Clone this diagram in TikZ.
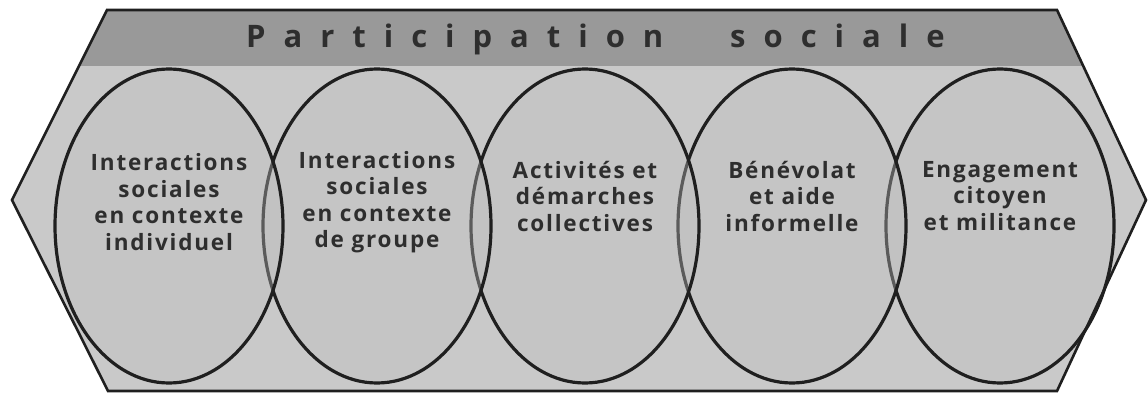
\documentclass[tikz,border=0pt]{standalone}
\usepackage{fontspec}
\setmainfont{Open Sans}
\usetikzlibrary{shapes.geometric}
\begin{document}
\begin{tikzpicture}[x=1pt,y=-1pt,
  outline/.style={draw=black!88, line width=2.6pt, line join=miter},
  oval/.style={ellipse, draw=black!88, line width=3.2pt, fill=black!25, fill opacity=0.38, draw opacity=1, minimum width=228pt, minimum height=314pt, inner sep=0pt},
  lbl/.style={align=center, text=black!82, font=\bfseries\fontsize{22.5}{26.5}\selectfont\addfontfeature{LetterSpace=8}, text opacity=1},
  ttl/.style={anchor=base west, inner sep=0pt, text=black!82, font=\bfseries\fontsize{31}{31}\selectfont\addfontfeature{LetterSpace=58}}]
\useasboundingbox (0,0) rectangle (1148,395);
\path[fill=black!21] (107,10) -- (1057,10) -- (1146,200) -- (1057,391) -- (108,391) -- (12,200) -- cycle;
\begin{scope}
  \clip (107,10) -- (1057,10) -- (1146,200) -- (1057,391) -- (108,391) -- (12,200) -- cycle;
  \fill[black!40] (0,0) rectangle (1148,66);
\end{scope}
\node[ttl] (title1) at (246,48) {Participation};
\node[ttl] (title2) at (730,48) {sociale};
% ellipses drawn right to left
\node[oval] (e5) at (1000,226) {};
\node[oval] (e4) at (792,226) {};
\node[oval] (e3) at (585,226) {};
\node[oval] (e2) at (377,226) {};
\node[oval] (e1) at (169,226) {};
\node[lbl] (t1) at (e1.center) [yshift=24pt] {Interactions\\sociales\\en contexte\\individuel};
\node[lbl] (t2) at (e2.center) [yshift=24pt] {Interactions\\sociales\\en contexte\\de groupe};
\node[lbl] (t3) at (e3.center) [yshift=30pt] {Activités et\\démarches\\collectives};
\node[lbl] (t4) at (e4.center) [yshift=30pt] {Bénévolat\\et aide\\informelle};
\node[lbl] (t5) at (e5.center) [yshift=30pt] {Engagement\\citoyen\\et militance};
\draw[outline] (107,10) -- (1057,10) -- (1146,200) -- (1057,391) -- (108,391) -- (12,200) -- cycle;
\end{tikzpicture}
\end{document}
★ ★ ★ ★ ★ ★ ★
- GIVEN REQUEST: Go through the material above and print all of it exactly, except the pictures.

- EXPECTED ANSWER:
Clone this diagram in TikZ.
\documentclass[tikz,border=0pt]{standalone}
\usepackage{fontspec}
\setmainfont{Open Sans}
\usetikzlibrary{shapes.geometric}
\begin{document}
\begin{tikzpicture}[x=1pt,y=-1pt,
  outline/.style={draw=black!88, line width=2.6pt, line join=miter},
  oval/.style={ellipse, draw=black!88, line width=3.2pt, fill=black!25, fill opacity=0.38, draw opacity=1, minimum width=228pt, minimum height=314pt, inner sep=0pt},
  lbl/.style={align=center, text=black!82, font=\bfseries\fontsize{22.5}{26.5}\selectfont\addfontfeature{LetterSpace=8}, text opacity=1},
  ttl/.style={anchor=base west, inner sep=0pt, text=black!82, font=\bfseries\fontsize{31}{31}\selectfont\addfontfeature{LetterSpace=58}}]
\useasboundingbox (0,0) rectangle (1148,395);
\path[fill=black!21] (107,10) -- (1057,10) -- (1146,200) -- (1057,391) -- (108,391) -- (12,200) -- cycle;
\begin{scope}
  \clip (107,10) -- (1057,10) -- (1146,200) -- (1057,391) -- (108,391) -- (12,200) -- cycle;
  \fill[black!40] (0,0) rectangle (1148,66);
\end{scope}
\node[ttl] (title1) at (246,48) {Participation};
\node[ttl] (title2) at (730,48) {sociale};
% ellipses drawn right to left
\node[oval] (e5) at (1000,226) {};
\node[oval] (e4) at (792,226) {};
\node[oval] (e3) at (585,226) {};
\node[oval] (e2) at (377,226) {};
\node[oval] (e1) at (169,226) {};
\node[lbl] (t1) at (e1.center) [yshift=24pt] {Interactions\\sociales\\en contexte\\individuel};
\node[lbl] (t2) at (e2.center) [yshift=24pt] {Interactions\\sociales\\en contexte\\de groupe};
\node[lbl] (t3) at (e3.center) [yshift=30pt] {Activités et\\démarches\\collectives};
\node[lbl] (t4) at (e4.center) [yshift=30pt] {Bénévolat\\et aide\\informelle};
\node[lbl] (t5) at (e5.center) [yshift=30pt] {Engagement\\citoyen\\et militance};
\draw[outline] (107,10) -- (1057,10) -- (1146,200) -- (1057,391) -- (108,391) -- (12,200) -- cycle;
\end{tikzpicture}
\end{document}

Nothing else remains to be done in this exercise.